If you’re looking for the most affordable real estate markets in Canada, you’ll find them on the East Coast. The most recent average house price in New Brunswick came in at about $154,000. Nova Scotia came in around $223,500 and Prince Edward Island actually saw a large increase, jumping up to about $194,000. Newfoundland & Labrador saw a decrease in average price, down to about $258,500.

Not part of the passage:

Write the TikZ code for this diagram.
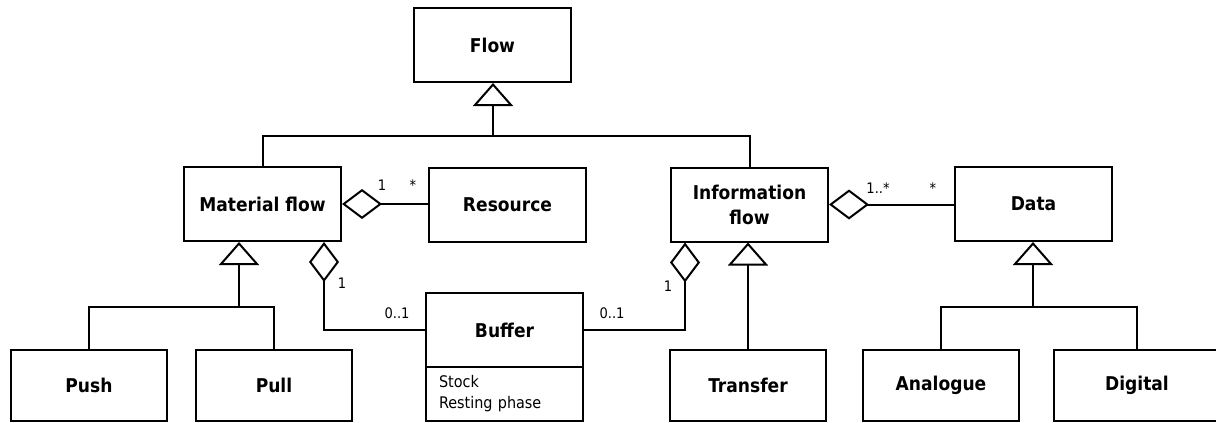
\documentclass[tikz,border=0pt]{standalone}
\usepackage{fontspec}
\setmainfont{DejaVu Sans Condensed}
\usetikzlibrary{arrows.meta}
\begin{document}
\begin{tikzpicture}[x=1pt,y=-1pt,
  conn/.style={draw,line width=2pt},
  cls/.style={draw,line width=2pt,minimum width=157pt,minimum height=74pt,
    inner sep=0pt,align=center,font=\bfseries\fontsize{19}{25}\selectfont},
  leaf/.style={cls,minimum width=156pt,minimum height=71pt},
  attrs/.style={draw,line width=2pt,minimum height=54pt,text width=131pt,
    inner xsep=13pt,inner ysep=0pt,align=left,font=\fontsize{16}{21}\selectfont},
  mult/.style={inner sep=0pt,font=\fontsize{14.5}{17}\selectfont},
  gen/.style={conn,-{Triangle[open,length=23pt,width=40pt]}},
  agg/.style={conn,{Diamond[open,length=40pt,width=30pt]}-},
]
\useasboundingbox (0,0) rectangle (1216,423);

% classes
\node[cls] (flow) at (492.5,45) {Flow};
\node[cls] (mf) at (262.5,204) {Material flow};
\node[cls] (res) at (507.5,204.5) {Resource};
\node[cls] (if) at (749.5,204.5) {Information\\flow};
\node[cls] (data) at (1033.5,204) {Data};
\node[cls] (buffer) at (504.5,330) {Buffer};
\node[attrs] (bufattr) at (504.5,394) {Stock\\Resting phase};
\node[leaf] (push) at (89,385.5) {Push};
\node[leaf] (pull) at (274,385.5) {Pull};
\node[leaf] (transfer) at (748,385.5) {Transfer};
\node[leaf] (analogue) at (941,385.5) {Analogue};
\node[leaf,minimum width=166pt] (digital) at (1137,385.5) {Digital};

% junction points of the inheritance trees
\coordinate (topbar) at (493,136);
\coordinate (mfbar) at (239,307);
\coordinate (databar) at (1033,307);
\coordinate (mfagg) at (324,0);
\coordinate (ifagg) at (685,0);

% generalisation
\draw[conn] (mf.north) |- (topbar) -| (if.north);
\draw[gen] (topbar) -- (topbar |- flow.south);
\draw[conn] (push.north) |- (mfbar) -| (pull.north);
\draw[gen] (mfbar) -- (mfbar |- mf.south);
\draw[gen] (transfer.north) -- (transfer.north |- if.south);
\draw[conn] (analogue.north) |- (databar) -| (digital.north);
\draw[gen] (databar) -- (databar |- data.south);

% aggregation
\draw[agg] (mf.east) -- (mf.east -| res.west);
\draw[agg] (if.east) -- (if.east -| data.west);
\draw[agg] (mf.south -| mfagg) |- (buffer.west);
\draw[agg] (if.south -| ifagg) |- (buffer.east);

% multiplicities
\node[mult] (m1) at (382,185) {1};
\node[mult] (m2) at (413,185) {*};
\node[mult] (m3) at (342,283) {1};
\node[mult] (m4) at (397,313) {0..1};
\node[mult] (m5) at (612,313) {0..1};
\node[mult] (m6) at (668,286) {1};
\node[mult] (m7) at (878,188) {1..*};
\node[mult] (m8) at (933,188) {*};
\end{tikzpicture}
\end{document}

Real estate is still quite affordable throughout Quebec. The average price for the province is approximately $274,600. If you prefer the big city life, Montreal housing comes in around $336,000 and Quebec City around $260,000.
Urban Versus Rural
Throughout the country, real estate continues to be most expensive in the largest metropolitan areas. Smaller towns and cities, even those within commuting distance to large urban centres, still offer good prices. Rural properties offer some of the best deals. The biggest exception? Popular cottage areas. Ontario’s Georgian Bay area, Lake Louise and Banff in Alberta, Okanagan Valley in British Columbia, or Mont Tremblant in Quebec are home to some of Canada’s most beautiful – and expensive – properties.
For those struggling to afford a home in Canada’s biggest cities, thinking outside the box can help. A rental space, for example, can create a new income stream which is reasonably passive. A home with a basement suite could allow you to buy in an area you might have difficulty affording otherwise.
When done right, a home can become a great investment. Historically, real estate is a great hedge against inflation as it typically grows in value over time – as shown once again by Canada’s latest prices.